Falta o entendimento de que preservar não é deixar de construir habitações populares ou deixar de lado o social para se preocupar apenas com o ambiental. A crise da água mostra muito bem o efeito da gente não ter mata ciliar, de nascentes, preservadas.

Não é só "ah, eu quero preservar o mico-leão-dourado" em detrimento da qualidade de vida do paulistano. Esse é o grande erro. Por isso uma gestão técnica consegue enxergar as relações, que são muito complexas, entre esses muitas esferas.

Percebe avanços na cidade nos últimos anos?

Sem qualquer coloração partidária, acho que alguns temas na esfera municipal estão muito atrasados. A gestão ambiental, do verde, das áreas de preservação ainda deixa muito a desejar, mas você vê uma coisa, talvez um movimento mais importante nesses últimos, de tornar a cidade mais convidativa para as pessoas.

Acho que são testes, têm suas falhas, obviamente, mas esse ensaio de ter uma cidade mais "slow", com bike, parklets, é, sem dúvida, o movimento mais interessante que está acontecendo nos últimos anos. As pessoas começam a gritar antes de ver os resultados, mas eles não são imediatos. Nesse tema específico é impressionante como a gente avançou.

O paulistano está mais atento a questões ligadas à sustentabilidade?

É impressionante a quantidade de grupos e coletivos que já estão atuando por isso e vários deles querendo mudar o mundo, mas sem fazer disso um fardo. Dá para fazer isso com cara de festa, de uma forma alegre e gostosa. Sem que isso implique em perda da seriedade que os temas exigem.
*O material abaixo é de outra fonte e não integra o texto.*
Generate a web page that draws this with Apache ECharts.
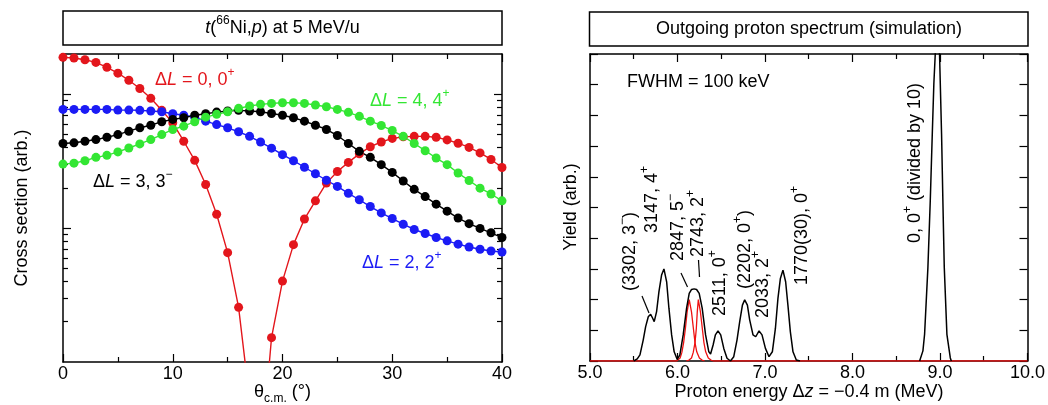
<!DOCTYPE html>
<html><head><meta charset="utf-8">
<script src="https://cdn.jsdelivr.net/npm/echarts@6/dist/echarts.min.js"></script>
<style>html,body{margin:0;padding:0;background:#fff}#c{width:1048px;height:405px}</style>
</head><body><div id="c"></div><script>
const FONT = 'Liberation Sans, Arial, Helvetica, sans-serif';

// ---------- left panel data (theta c.m. in degrees, cross section arb.) ----------
const angles = [0,1,2,3,4,5,6,7,8,9,10,11,12,13,14,15,16,17,18,19,20,21,22,23,24,25,26,27,28,29,30,31,32,33,34,35,36,37,38,39,40];
const csL0 = [18.88,18.66,18.11,17.30,15.89,14.39,12.74,11.04,9.33,7.59,6.12,4.46,3.21,2.12,1.27,0.656,0.256,0.052,0.017,0.152,0.402,0.753,1.17,1.60,2.17,2.65,3.10,3.59,4.06,4.40,4.68,4.81,4.85,4.85,4.78,4.56,4.31,4.01,3.65,3.26,2.84];
const csL2 = [7.71,7.71,7.71,7.71,7.71,7.62,7.62,7.59,7.50,7.41,7.16,6.98,6.75,6.30,5.94,5.62,5.25,4.85,4.40,3.96,3.54,3.19,2.85,2.55,2.28,2.05,1.82,1.63,1.45,1.30,1.18,1.07,0.977,0.912,0.851,0.804,0.759,0.723,0.695,0.675,0.664];
const csL3 = [4.29,4.34,4.46,4.59,4.78,5.00,5.30,5.62,5.87,6.24,6.49,6.68,6.98,7.16,7.36,7.50,7.59,7.50,7.41,7.19,6.98,6.68,6.30,5.87,5.46,4.92,4.29,3.75,3.38,2.98,2.61,2.25,1.95,1.72,1.51,1.34,1.19,1.08,0.995,0.923,0.851];
const csL4 = [3.01,3.06,3.19,3.38,3.50,3.71,3.97,4.26,4.59,5.00,5.46,5.78,6.24,6.75,7.08,7.41,7.85,8.17,8.41,8.55,8.65,8.65,8.55,8.32,8.07,7.71,7.33,6.84,6.30,5.85,5.36,4.85,4.29,3.79,3.34,2.98,2.58,2.27,1.99,1.80,1.60];
const csMin = 0.1, csMax = 20;
const logMajor = [1, 10];
const logMinor = [0.2,0.3,0.4,0.5,0.6,0.7,0.8,0.9,2,3,4,5,6,7,8,9];

// ---------- right panel data (proton energy MeV, yield arb.) ----------
const totalLow = [[5.50,0],[5.514,0],[5.54,0.07],[5.571,0.2],[5.608,0.68],[5.636,1.12],[5.666,1.44],[5.693,1.52],[5.715,1.40],[5.734,1.28],[5.761,1.61],[5.788,2.26],[5.818,2.80],[5.845,3.00],[5.876,2.58],[5.902,1.72],[5.933,0.85],[5.962,0.30],[5.997,0.05],[6.027,0.20],[6.065,0.85],[6.104,1.72],[6.134,2.20],[6.161,2.33],[6.19,2.35],[6.218,2.33],[6.248,2.20],[6.282,1.72],[6.321,0.85],[6.358,0.30],[6.378,0.23],[6.407,0.52],[6.433,0.85],[6.463,0.98],[6.494,0.85],[6.529,0.41],[6.566,0.09],[6.605,0.0],[6.643,0.14],[6.68,0.68],[6.711,1.28],[6.742,1.82],[6.768,1.99],[6.799,1.82],[6.825,1.34],[6.863,0.85],[6.894,0.79],[6.932,0.98],[6.966,0.85],[7.005,0.41],[7.046,0.14],[7.084,0.30],[7.119,1.06],[7.148,2.04],[7.176,2.69],[7.205,2.96],[7.236,2.58],[7.262,1.82],[7.29,0.95],[7.32,0.30],[7.358,0.03],[7.40,0]];
const totalHigh = [[8.767,0],[8.805,0.33],[8.824,0.87],[8.862,3.05],[8.889,5.23],[8.912,7.4],[8.930,9.04],[8.946,10.0],[8.96,10.6],[8.975,10.6],[8.995,10.0],[9.018,7.4],[9.033,5.23],[9.049,3.05],[9.079,0.87],[9.118,0.1],[9.13,0]];
const comp2847 = [[5.0,0],[5.99,0],[6.0,0.03],[6.03,0.1],[6.05,0.28],[6.07,0.6],[6.09,1.05],[6.11,1.6],[6.134,2.0],[6.16,1.6],[6.18,1.1],[6.20,0.6],[6.22,0.3],[6.25,0.1],[6.28,0.03],[6.31,0]];
const comp2743 = [[6.10,0],[6.132,0.03],[6.16,0.1],[6.18,0.28],[6.20,0.6],[6.215,1.05],[6.226,1.6],[6.238,2.0],[6.262,1.6],[6.282,1.1],[6.302,0.6],[6.322,0.3],[6.352,0.1],[6.382,0.03],[6.41,0],[10.0,0]];

const RED = '#e3161c', GREEN = '#33e633', BLUE = '#1b1bf5', BLK = '#000';

function rich(size, color) {
  const base = {fontFamily: FONT, fontSize: size, color: color, fill: color};
  return {
    i: Object.assign({}, base, {fontStyle: 'italic', lineHeight: size + 8}),
    sup: Object.assign({}, base, {fontSize: Math.round(size * 0.66), lineHeight: Math.round(size * 0.66), verticalAlign: 'top'}),
    sub: Object.assign({}, base, {fontSize: Math.round(size * 0.66), lineHeight: Math.round(size * 0.66), verticalAlign: 'bottom'}),
    n: Object.assign({}, base, {lineHeight: size + 8})
  };
}
function txt(text, x, y, color, opts) {
  opts = opts || {};
  const size = opts.size || 18;
  return {
    type: 'text', x: x, y: y, rotation: opts.rot || 0, z: 50,
    style: {
      text: text, rich: rich(size, color), fill: color,
      fontFamily: FONT, fontSize: size, lineHeight: size + 8,
      align: opts.align || 'left', verticalAlign: 'middle'
    }
  };
}
const R90 = Math.PI / 2;
const peakLabels = [
  ['{n|(3302, 3}{sup|−}{n|)}', 630, 291],
  ['{n|3147, 4}{sup|+}', 652, 233],
  ['{n|2847, 5}{sup|−}', 678, 261],
  ['{n|2743, 2}{sup|+}', 698, 257],
  ['{n|2511, 0}{sup|+}', 720, 316],
  ['{n|(2202, 0}{sup|+}{n|)}', 745, 289],
  ['{n|2033, 2}{sup|+}', 763, 318],
  ['{n|1770(30), 0}{sup|+}', 802, 285],
  ['{n|0, 0}{sup|+}{n| (divided by 10)}', 915, 243]
];
const leaders = [[642,296,649,313],[681,273,687.5,287],[698.5,260,699.5,277]];

const graphics = [
  {type:'rect', shape:{x:63,y:11,width:439,height:34}, style:{fill:'none',stroke:'#000',lineWidth:1.5}},
  {type:'rect', shape:{x:589.5,y:12,width:438.5,height:34}, style:{fill:'none',stroke:'#000',lineWidth:1.5}},
  txt('{i|t}{n|(}{sup|66}{n|Ni,}{i|p}{n|) at 5 MeV/u}', 282.5, 28, BLK, {align:'center'}),
  txt('{n|Outgoing proton spectrum (simulation)}', 809, 29, BLK, {align:'center'}),
  txt('{n|Cross section (arb.)}', 22, 208, BLK, {align:'center', rot:R90}),
  txt('{n|Yield (arb.)}', 571, 207, BLK, {align:'center', rot:R90}),
  txt('{n|θ}{sub|c.m.}{n| (°)}', 282.5, 392, BLK, {align:'center'}),
  txt('{n|Proton energy Δ}{i|z}{n| = −0.4 m (MeV)}', 809, 392, BLK, {align:'center'}),
  txt('{n|Δ}{i|L}{n| = 0, 0}{sup|+}', 155, 80, RED),
  txt('{n|Δ}{i|L}{n| = 4, 4}{sup|+}', 370, 101, GREEN),
  txt('{n|Δ}{i|L}{n| = 3, 3}{sup|−}', 93, 182, BLK),
  txt('{n|Δ}{i|L}{n| = 2, 2}{sup|+}', 362, 263, BLUE),
  txt('{n|FWHM = 100 keV}', 627, 82, BLK)
];
peakLabels.forEach(p => graphics.push(txt(p[0], p[1], p[2], BLK, {rot: R90})));
leaders.forEach(l => graphics.push({type:'line', z:50, shape:{x1:l[0],y1:l[1],x2:l[2],y2:l[3]}, style:{stroke:'#000',lineWidth:1.2}}));

const axLine = {show:true, onZero:false, lineStyle:{color:'#000', width:1.5}};
const tickStyle = {color:'#000', width:1.2};
const lbl = {color:'#000', fontSize:18, fontFamily:FONT, margin:3, showMinLabel:true, showMaxLabel:true};

function xAx(grid, pos, min, max, interval, showLabel, fmt) {
  return {
    gridIndex: grid, type:'value', position: pos, min:min, max:max, interval:interval,
    axisLine: axLine,
    axisTick: {show:true, inside:true, length:8, lineStyle:tickStyle},
    minorTick: {show:true, splitNumber:2, length:5, lineStyle:tickStyle},
    axisLabel: showLabel ? Object.assign({}, lbl, fmt ? {formatter: fmt} : {}) : {show:false},
    splitLine: {show:false}, minorSplitLine: {show:false}
  };
}
// data axis: a true log axis carrying the series
function yLogData(pos) {
  return {
    gridIndex:0, type:'log', logBase:10, min:csMin, max:csMax, position:pos,
    axisLine: axLine, axisTick:{show:false}, axisLabel:{show:false},
    splitLine:{show:false}, minorTick:{show:false}
  };
}
// tick-only helper axes in decade units, aligned with the log axis above
function yLogTicks(pos, vals, len) {
  return {
    gridIndex:0, type:'value', min:Math.log10(csMin), max:Math.log10(csMax), position:pos,
    axisLine:{show:false},
    axisTick:{show:true, inside:true, length:len, lineStyle:tickStyle, customValues: vals.map(v => Math.log10(v))},
    axisLabel:{show:false}, splitLine:{show:false}, minorTick:{show:false}
  };
}
function yLin(pos) {
  return {
    gridIndex:1, type:'value', min:0, max:10, interval:1, position:pos,
    axisLine: axLine,
    axisTick: {show:true, inside:true, length:8, lineStyle:tickStyle},
    axisLabel: {show:false}, splitLine:{show:false}
  };
}
function cs(vals, color) {
  return {
    type:'line', xAxisIndex:0, yAxisIndex:0, data: angles.map((a, i) => [a, vals[i]]),
    symbol:'circle', symbolSize:9, showSymbol:true, clip:true, animation:false,
    itemStyle:{color:color}, lineStyle:{color:color, width:1.4}, z:3
  };
}
function spec(data, color, w, z) {
  return {
    type:'line', xAxisIndex:2, yAxisIndex:7, data:data, symbol:'none', clip:true, animation:false,
    lineStyle:{color:color, width:w}, z:z
  };
}

const chart = echarts.init(document.getElementById('c'), null, {renderer:'canvas'});
chart.setOption({
  animation:false,
  backgroundColor:'#fff',
  grid: [
    {left:63, top:54, width:439, height:308},
    {left:590, top:54, width:438, height:307}
  ],
  xAxis: [
    xAx(0, 'bottom', 0, 40, 10, true),
    xAx(0, 'top', 0, 40, 10, false),
    xAx(1, 'bottom', 5, 10, 1, true, v => v.toFixed(1)),
    xAx(1, 'top', 5, 10, 1, false)
  ],
  yAxis: [
    yLogData('left'),
    yLogData('right'),
    yLogTicks('left', logMajor, 8),
    yLogTicks('left', logMinor, 5),
    yLogTicks('right', logMajor, 8),
    yLogTicks('right', logMinor, 5),
    yLin('right'),
    yLin('left')
  ],
  series: [
    cs(csL0, RED), cs(csL2, BLUE), cs(csL3, BLK), cs(csL4, GREEN),
    spec(comp2847, '#ee1111', 1.3, 3),
    spec(comp2743, '#ee1111', 1.3, 3),
    spec(totalLow, '#000', 1.5, 4),
    spec(totalHigh, '#000', 1.5, 4)
  ],
  graphic: graphics
});
</script></body></html>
O que está começando acontecer é que o paulistano que não estava antenado nesses movimentos, participa de uma coisa aqui, outra ali. Vai andar de bike na avenida Paulista, vai para um piquenique no parques com os amigos e descobre que São Paulo tem muita coisa legal acontecendo e não há como não se encantar.

Tem essa força desses grupos e não tenho dúvida de que isso contamina as pessoas de uma forma muito positiva. Essa transformação não vai vir de grandes mudanças da gestão ou do setor privado, acho que são pessoas que contaminam pessoas.

Quais são os maiores problemas ligados a sustentabilidade na cidade hoje?

Posso citar quatro grandes temas que hoje dizem respeito à cidade: água, mobilidade urbana, cultura de paz e uso do espaço público. Não adianta ter um mundo 100% eco, eficiente, se as pessoas estão se matando por diferenças religiosas ou políticas. O quarto tema é talvez a questão em que a gente esteja mais avançado. É impressionante como o paulistano deixou de frequentar a rua, as praças, os parques, e agora está visivelmente retomando esses espaços.

O tema sustentabilidade ainda é muito ligado à florestas e pouco à cidade?

As questões verdes ou ambientais são fundamentais para as cidades e são nelas que exercemos a pressão sobre os sistemas naturais. Se você desmata uma área preservada você está prejudicando o clima, inclusive o da cidade.

A gente tem que entender que a biodiversidade, as florestas, têm uma função de manutenção da vida e isso se refere também às cidades. São coisas geologicamente separadas, mas os sistemas são interligados. De novo, o exemplo da água. Se a gente não tivesse retirado tanto a vegetação nativa em torno dos mananciais certamente não teríamos um problema tão grave. É difícil para as pessoas fazerem essa relação porque elas não estão vendo essas coisas. As pessoas não enxergam os fenômenos climáticos.

Quais são os legados da Virada Sustentável?

Tem alguns legados físicos como, por exemplo, no Largo da Batata, onde a gente vai fazer uma parede verde de cem metros quadrados. Vamos deixar um retângulo no meio para que ali seja um cinema, para que a turma que já está ocupando a Batata projete filmes ali.

Tem alguns bicicletários junto com a CET, mutirões de revitalização de praças. Muito mais importante do que as questões físicas, o que deixamos para a cidade, além do conhecimento e do compartilhamento, é a visibilidade e o reforço de conexão entre os grupos, coletivos, organizações, que já estão fazendo a diferença em São Paulo.

Você mostra para cidade que tem muita coisa dando certo e reforça as conexões e o conhecimento entre os grupos que estão fazendo isso. São pontes que não dependem mais da gente, eles criam conexões, novos projetos.